Exercise task –
Write out the entire listing below exactly as it appears, minus any pictures.

━━ Information shown ━━

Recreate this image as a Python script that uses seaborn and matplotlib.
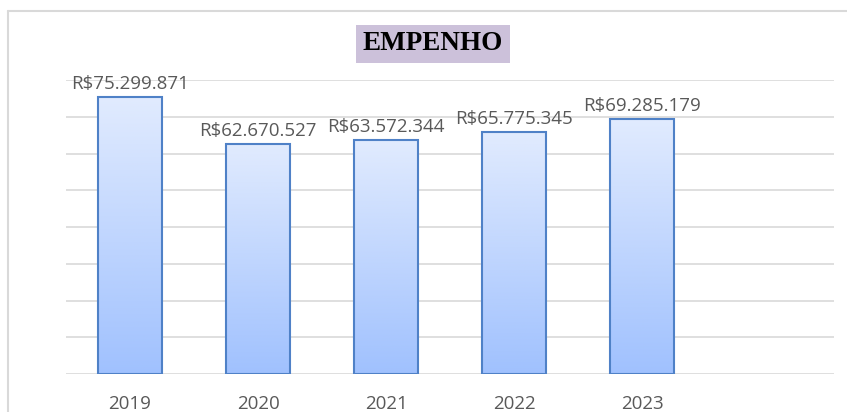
import numpy as np
import pandas as pd
import matplotlib
matplotlib.use("Agg")
import matplotlib.pyplot as plt
from matplotlib.lines import Line2D
from matplotlib.colors import LinearSegmentedColormap
import seaborn as sns

# Data
years = ["2019", "2020", "2021", "2022", "2023", ""]
values = [75299871, 62670527, 63572344, 65775345, 69285179, np.nan]
labels = ["R$75.299.871", "R$62.670.527", "R$63.572.344", "R$65.775.345", "R$69.285.179", ""]

data = pd.DataFrame({"ano": years, "valor": values})

sns.set_theme(style="white")
plt.rcParams['font.family'] = ['Open Sans', 'DejaVu Sans']

fig = plt.figure(figsize=(8.47, 4.12), dpi=100)
ax = fig.add_axes([66 / 847, 1 - 374 / 412, (834 - 66) / 847, (374 - 80) / 412])

sns.barplot(x="ano", y="valor", data=data, ax=ax, width=0.5,
            color="#cfe0fd", edgecolor="#4f81c7", linewidth=1.5, zorder=3)

# gradient fill inside each bar
grad = LinearSegmentedColormap.from_list("grad", ["#a0c1fe", "#e1ebfe"])
for p in ax.patches:
    h = p.get_height()
    if not np.isfinite(h) or h == 0:
        continue
    x0 = p.get_x()
    w = p.get_width()
    img = ax.imshow(np.linspace(0, 1, 256).reshape(-1, 1), cmap=grad, origin="lower",
                    extent=[x0, x0 + w, 0, h], aspect="auto", zorder=3)
    img.set_clip_path(p)
    p.set_facecolor("none")
    p.set_zorder(4)

ax.set_xlim(-0.5, len(years) - 0.5)
ax.set_ylim(0, 80000000)
ax.set_yticks(np.arange(0, 80000001, 10000000))
ax.yaxis.grid(True, color="#d9d9d9", linewidth=1.2, zorder=0)
ax.set_yticklabels([])
ax.tick_params(axis="both", length=0)
ax.tick_params(axis="x", labelsize=13.5, labelcolor="#595959", pad=15)
for s in ax.spines.values():
    s.set_visible(False)
ax.set_xlabel("")
ax.set_ylabel("")

# value labels
for i, (v, lab) in enumerate(zip(values, labels)):
    if lab:
        ax.annotate(lab, (i, v), xytext=(0, 3), textcoords="offset points",
                    ha="center", va="bottom", fontsize=13.5, color="#595959")

# title box
fig.text(433 / 847, 1 - 44 / 412, "EMPENHO", ha="center", va="center",
         fontsize=19.5, fontweight="bold", family="Liberation Serif", color="black",
         bbox=dict(boxstyle="square,pad=0.25", facecolor="#ccc1da", edgecolor="none"))

# outer chart border (top and left edges visible)
bx, by = 8 / 847, 1 - 11 / 412
fig.add_artist(Line2D([bx, 1], [by, by], transform=fig.transFigure,
                      color="#d9d9d9", linewidth=1.5))
fig.add_artist(Line2D([bx, bx], [0, by], transform=fig.transFigure,
                      color="#d9d9d9", linewidth=1.5))

fig.savefig("out.png", dpi=100)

━━━

Exercise solution –
Recreate this image as a Python script that uses seaborn and matplotlib.
import numpy as np
import pandas as pd
import matplotlib
matplotlib.use("Agg")
import matplotlib.pyplot as plt
from matplotlib.lines import Line2D
from matplotlib.colors import LinearSegmentedColormap
import seaborn as sns

# Data
years = ["2019", "2020", "2021", "2022", "2023", ""]
values = [75299871, 62670527, 63572344, 65775345, 69285179, np.nan]
labels = ["R$75.299.871", "R$62.670.527", "R$63.572.344", "R$65.775.345", "R$69.285.179", ""]

data = pd.DataFrame({"ano": years, "valor": values})

sns.set_theme(style="white")
plt.rcParams['font.family'] = ['Open Sans', 'DejaVu Sans']

fig = plt.figure(figsize=(8.47, 4.12), dpi=100)
ax = fig.add_axes([66 / 847, 1 - 374 / 412, (834 - 66) / 847, (374 - 80) / 412])

sns.barplot(x="ano", y="valor", data=data, ax=ax, width=0.5,
            color="#cfe0fd", edgecolor="#4f81c7", linewidth=1.5, zorder=3)

# gradient fill inside each bar
grad = LinearSegmentedColormap.from_list("grad", ["#a0c1fe", "#e1ebfe"])
for p in ax.patches:
    h = p.get_height()
    if not np.isfinite(h) or h == 0:
        continue
    x0 = p.get_x()
    w = p.get_width()
    img = ax.imshow(np.linspace(0, 1, 256).reshape(-1, 1), cmap=grad, origin="lower",
                    extent=[x0, x0 + w, 0, h], aspect="auto", zorder=3)
    img.set_clip_path(p)
    p.set_facecolor("none")
    p.set_zorder(4)

ax.set_xlim(-0.5, len(years) - 0.5)
ax.set_ylim(0, 80000000)
ax.set_yticks(np.arange(0, 80000001, 10000000))
ax.yaxis.grid(True, color="#d9d9d9", linewidth=1.2, zorder=0)
ax.set_yticklabels([])
ax.tick_params(axis="both", length=0)
ax.tick_params(axis="x", labelsize=13.5, labelcolor="#595959", pad=15)
for s in ax.spines.values():
    s.set_visible(False)
ax.set_xlabel("")
ax.set_ylabel("")

# value labels
for i, (v, lab) in enumerate(zip(values, labels)):
    if lab:
        ax.annotate(lab, (i, v), xytext=(0, 3), textcoords="offset points",
                    ha="center", va="bottom", fontsize=13.5, color="#595959")

# title box
fig.text(433 / 847, 1 - 44 / 412, "EMPENHO", ha="center", va="center",
         fontsize=19.5, fontweight="bold", family="Liberation Serif", color="black",
         bbox=dict(boxstyle="square,pad=0.25", facecolor="#ccc1da", edgecolor="none"))

# outer chart border (top and left edges visible)
bx, by = 8 / 847, 1 - 11 / 412
fig.add_artist(Line2D([bx, 1], [by, by], transform=fig.transFigure,
                      color="#d9d9d9", linewidth=1.5))
fig.add_artist(Line2D([bx, bx], [0, by], transform=fig.transFigure,
                      color="#d9d9d9", linewidth=1.5))

fig.savefig("out.png", dpi=100)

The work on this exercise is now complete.